Attempts to characterize deferred tax deductions as legitimate transition provisions are especially misleading given the circumstances in which corporations would most likely claim them (if a state’s law granted them).[24] As discussed above, the divergence between “book” and “tax” depreciation is probably the most common reason a corporation would have a deferred tax liability on its balance sheet. The ability to accelerate depreciation deductions is a valuable tax break that provides a real economic benefit to the company. Due to the time value of money, the additional taxes saved upfront are more valuable than the higher taxes paid later when depreciation deductions are lower than they otherwise would have been. In other words, the ability to claim accelerated depreciation provides the equivalent of an interest-free loan from the government.
It is true that if a corporation has been permitted to claim accelerated depreciation in a state that subsequently increases that corporation’s effective tax rate, the value of that benefit falls somewhat because a higher tax rate now applies to the greater taxable income that will be reported in later years. Nonetheless, assertions that corporations are entitled to compensation for losing part of the value of what was a discretionary tax break to begin with seem dubious.
As previously discussed, all the deferred tax deductions enacted to date have provided for both a delayed effective date and a multi-year claim period. This puts any actual impact on revenues beyond the current budget forecasting window in most states and makes the potential annual revenue loss smaller once the effective date is reached. Delayed effective dates and phase-ins are common tactics employed by tax cut proponents to make their proposals more palatable to current lawmakers. They obviate the need for politically unpopular offsetting tax increases or program cuts to be enacted immediately and make it more difficult for the public and the media to tie lower available funds in the future to tax policy decisions that were made years earlier.[25]

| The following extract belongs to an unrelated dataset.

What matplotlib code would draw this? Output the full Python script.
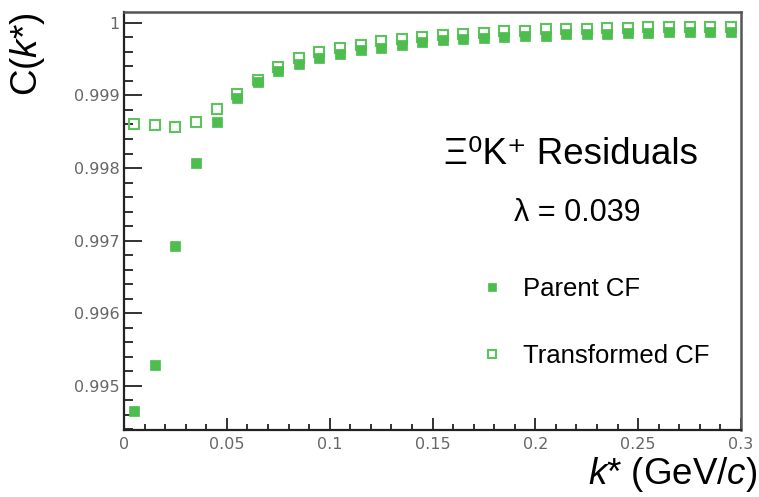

One state — Massachusetts — required corporations intending to claim the deferred tax deduction in the future to report the amount to be claimed and, significantly, made the information public. The state found that 128 publicly traded corporations would have saved $535 million in state corporate income taxes, or $76 million annually, in the seven-year period over which the deductions could have been claimed. This potential revenue “rebate” represented nearly one-third of the anticipated annual revenue gain from enacting combined reporting. Fifty-two percent of the revenue forgone would have reduced the tax liability of just three corporations, and 88 percent of the revenue loss would have benefited just 14 of the 128 companies eligible for the break.[26] In light of these substantial potential revenue losses, Massachusetts lawmakers have pushed back the effective date of the deduction numerous times — it now doesn’t take effect until 2021 — and extended the period over which the deduction may be claimed from seven to 30 years.[27]
The specific corporations whose profits comprise the state corporate tax base vary greatly among the states, so not every state attaching a deferred tax deduction to combined reporting legislation might necessarily be at risk of forgoing as much of the revenue gain as Massachusetts. Nonetheless, the Massachusetts data illustrate how large the revenue losses could be and should give lawmakers considering enacting such a tax break pause — especially in light of the underlying lack of a solid policy rationale for the giveaway.
As soon as a state enacts legislation providing for a future deduction equal to the amount by which a corporation’s deferred tax liability increases due to a specific tax change, GAAP rules allow the corporation to avoid having to report any additional income tax expense. There have been some hints that the corporations are seeking only the enactment of such provisions; they don’t care if they are ever actually able to claim the deductions.[28] The fact that several states have enacted legislation postponing the effective date of deferred tax deductions without much evident corporate opposition is further evidence that the principal objective is simply getting the deduction in statute.[29] Accordingly, some lawmakers may view the enactment of deferred tax deductions as providing a benefit to in-state corporations with no ultimate cost in forgone revenue — harmless at worst and potentially politically beneficial to those who vote for it.
Lawmakers should not view deferred tax deductions as benign, however. First, some representatives of major multistate corporations likely do intend for the deductions to be claimed eventually. The Council On State Taxation (COST), the trade association that represents the largest multistate corporations on state tax policy and legal matters, has adopted an official policy position stating that “When enacting significant corporate tax law changes, states must mitigate the immediate and negative impact of those changes on a company’s financial reporting.” The statement refers to states “providing a reasonable schedule to allow the future deduction of the additional expenses triggered from any book/tax differences.”[30] In 2011 written testimony in support of a deferred tax deduction in Michigan, COST defended the provision as “having an implementation date sufficiently far in to the future to avoid any near-term budgetary impact in the state.”[31] And a policy statement in support of deferred tax deductions by another organization of corporate tax practitioners, the Tax Executives Institute, observes that “States have a great deal of flexibility in the timing of such deductions such that they can control the impact on the state coffers,”[32] anticipating an impact at some future point.
Second, once a deferred tax deduction is on the books, the possibility exists that it will not, in fact, be extended once the date at which it can be claimed is reached. Lawmakers who expected to propose extending the effective date once again may no longer be in office at that time, and corporations could lobby against an extension. At the very least, corporations and other lawmakers interested in enacting other kinds of corporate tax breaks as the effective date approaches could use the looming revenue loss as a bargaining chip to extract other, less costly alternatives.
Third, once deferred tax deductions are on the books, lawmakers and advocates who want these provisions to be extended repeatedly so that no actual revenue loss ever occurs will have to track them in perpetuity and repeatedly devote resources to educating new cohorts of legislators about what they are, their lack of merit, and why they should be extended. This will become more difficult if the business community’s growing success in enacting these provisions emboldens them to seek their attachment to more types of tax bills. It is not hard to imagine, for example, that corporate representatives might seek to attach deferred tax deduction provisions to bills that would repeal major corporate tax breaks.
Finally, given the brevity of legislative sessions in many states, the enormous number of critical issues that lawmakers have to deal with, and the lack of resources available to them, there are consequences to compelling them to devote precious committee and floor time periodically to extending a tax break that has so little merit.